Reggie and Tim’s next stop is... another Phantasm style mausoleum where they pick up another ally, Rocky, played by Gloria Lynne Henry (who apparently returns as this character in some way for the fifth film in the series... unless it’s just flashback footage). After seeing her friend murdered in the classic ‘Phantasm ball, head stick and drill’ routine, she ends up joining our heroes... again, after some more shenanigans which I can only assume are put in to give credibility to the character.

The rest of the film pretty much alternates between battles and rescues involving two or more of the five main protagonists (including Jodie) and various attempts by Reggie trying to sleep with Rocky.
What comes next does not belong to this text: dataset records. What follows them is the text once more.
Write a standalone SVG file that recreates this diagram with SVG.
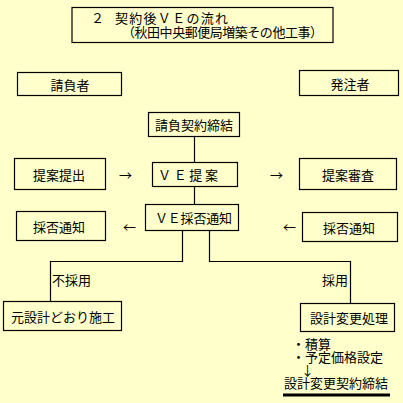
<svg xmlns="http://www.w3.org/2000/svg" width="403" height="403" viewBox="0 0 403 403">
<style>
  .box { fill: #FFFFCC; stroke: #000; stroke-width: 1.2; }
  .t { font-family: "Noto Sans CJK JP", "Noto Sans CJK SC", sans-serif; font-size: 13px; fill: #000; dominant-baseline: central; }
  .c { text-anchor: middle; }
  .ln { fill: none; stroke: #000; stroke-width: 1.2; }
</style>
<rect width="403" height="403" fill="#FFFFCC"/>
<g id="title">
  <rect class="box" x="72" y="7.5" width="261" height="35"/>
  <text class="t" x="91" y="17">２</text>
  <text class="t" x="115" y="17" textLength="113">契約後ＶＥの流れ</text>
  <text class="t" x="122" y="31" textLength="201">（秋田中央郵便局増築その他工事）</text>
</g>
<g id="contractor">
  <rect class="box" x="17.5" y="72.5" width="104" height="23"/>
  <text class="t c" x="70" y="84">請負者</text>
</g>
<g id="owner">
  <rect class="box" x="299.5" y="70.5" width="99" height="25"/>
  <text class="t c" x="350" y="83">発注者</text>
</g>
<g id="contract">
  <rect class="box" x="148.5" y="112.5" width="91" height="24"/>
  <text class="t c" x="194" y="124.5">請負契約締結</text>
</g>
<g id="proposal-submit">
  <rect class="box" x="14.5" y="158.5" width="91" height="31"/>
  <text class="t c" x="59" y="174">提案提出</text>
</g>
<g id="ve-proposal">
  <rect class="box" x="152.5" y="162.5" width="85" height="24"/>
  <text class="t" x="158" y="174.5" textLength="60">ＶＥ提案</text>
</g>
<g id="proposal-review">
  <rect class="box" x="299.5" y="158.5" width="97" height="31"/>
  <text class="t c" x="348" y="174">提案審査</text>
</g>
<g id="notice-left">
  <rect class="box" x="16.5" y="211.5" width="89" height="29"/>
  <text class="t c" x="59" y="226">採否通知</text>
</g>
<g id="ve-notice">
  <rect class="box" x="145.5" y="204.5" width="93" height="26"/>
  <text class="t" x="155" y="217.5" textLength="77">ＶＥ採否通知</text>
</g>
<g id="notice-right">
  <rect class="box" x="302.5" y="212.5" width="95" height="29"/>
  <text class="t c" x="349" y="227">採否通知</text>
</g>
<g id="original-design">
  <rect class="box" x="3.5" y="301.5" width="118" height="29"/>
  <text class="t c" x="63" y="316">元設計どおり施工</text>
</g>
<g id="design-change">
  <rect class="box" x="300.5" y="303.5" width="94" height="28"/>
  <text class="t c" x="349" y="317.5">設計変更処理</text>
</g>
<g id="connectors">
  <path class="ln" d="M194.5 136.5 V162.5"/>
  <path class="ln" d="M194.5 186.5 V204.5"/>
  <path class="ln" d="M182.5 230.5 V261.5 H50.5 V301.5"/>
  <path class="ln" d="M209.5 230.5 V261.5 H350.5 V303.5"/>
  <text class="t" x="119" y="174">→</text>
  <text class="t" x="270" y="174">→</text>
  <text class="t" x="123" y="226">←</text>
  <text class="t" x="283" y="226">←</text>
  <text class="t" x="52" y="279">不採用</text>
  <text class="t" x="348" y="279" text-anchor="end">採用</text>
</g>
<g id="notes">
  <text class="t" x="292" y="343.5">・積算</text>
  <text class="t" x="292" y="356.5">・予定価格設定</text>
  <text class="t" x="301" y="369">↓</text>
  <text class="t" x="284" y="382" textLength="104">設計変更契約締結</text>
  <line x1="283" y1="395" x2="390" y2="395" stroke="#000" stroke-width="3"/>
</g>
</svg>
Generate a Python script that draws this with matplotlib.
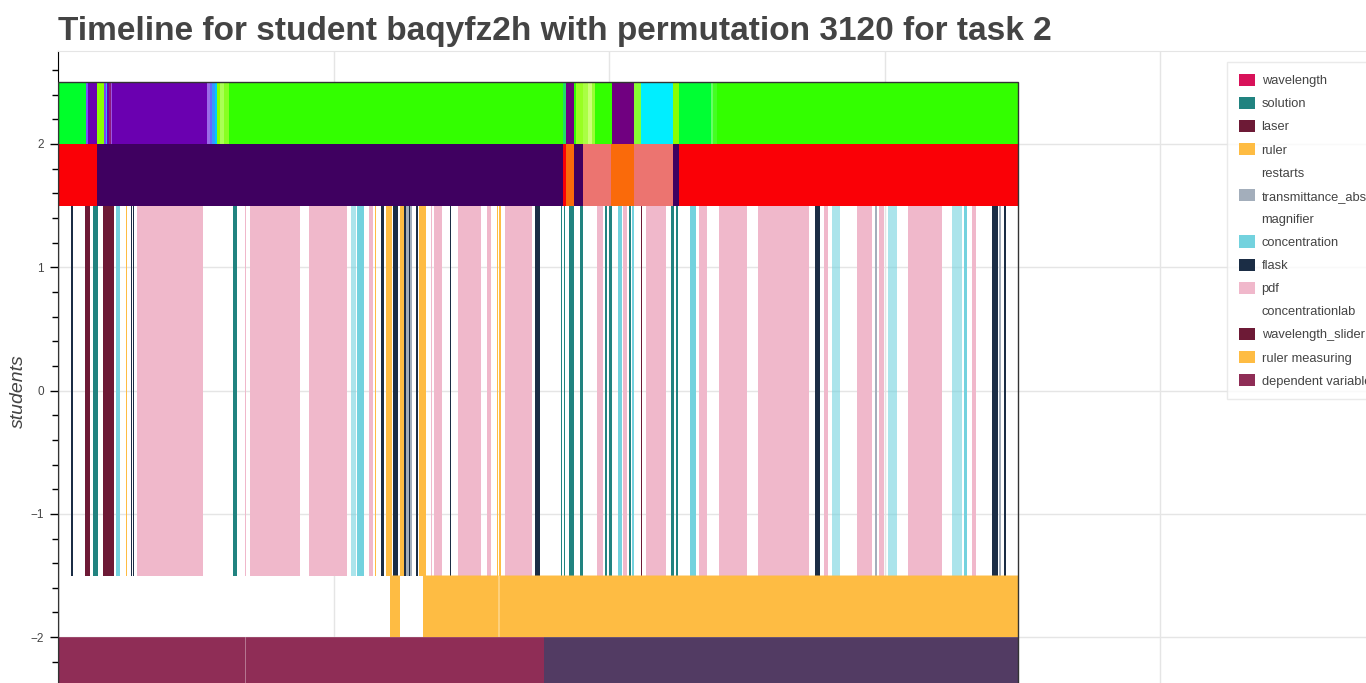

The film is actually pretty nicely done with some strong compositions in places and some nice colour palettes from time to time. The performances all work pretty well and there are some interesting moments where the Phantasm universe is somewhat expanded. So we have a ball with a retracting eyestalk, for example... also a golden ‘superball’ with the spirit of The Tall Man in it at one point.

All in all the pace never really lets up, which is something a good B-movie will know how to do and I’m also pleased to say that, like the original film, nothing really ever makes that much sense for that long. Certain scenes might have you questioning things in a good way and others... well, they won’t. But it all feels like the Phantasm brand so there’s nothing wrong here. The director even utilises unused footage from the first movie as flashbacks in some cases here (unless I’m just remembering things wrongly). The music by Fred Myrow and Christopher L. Stone is pretty much a needle-dropped cut and paste job from the previous movies but it doesn’t seem out of place here, to be honest.

Definitely recommended for fans of the franchise but not something I could see you getting hooked into as a jumping on point for the uninitiated. I’m now very much looking forward to rewatching Phantasm OblIVion and then finally checking out Phantasm RaVager so, you know, look out for those reviews sometime soon.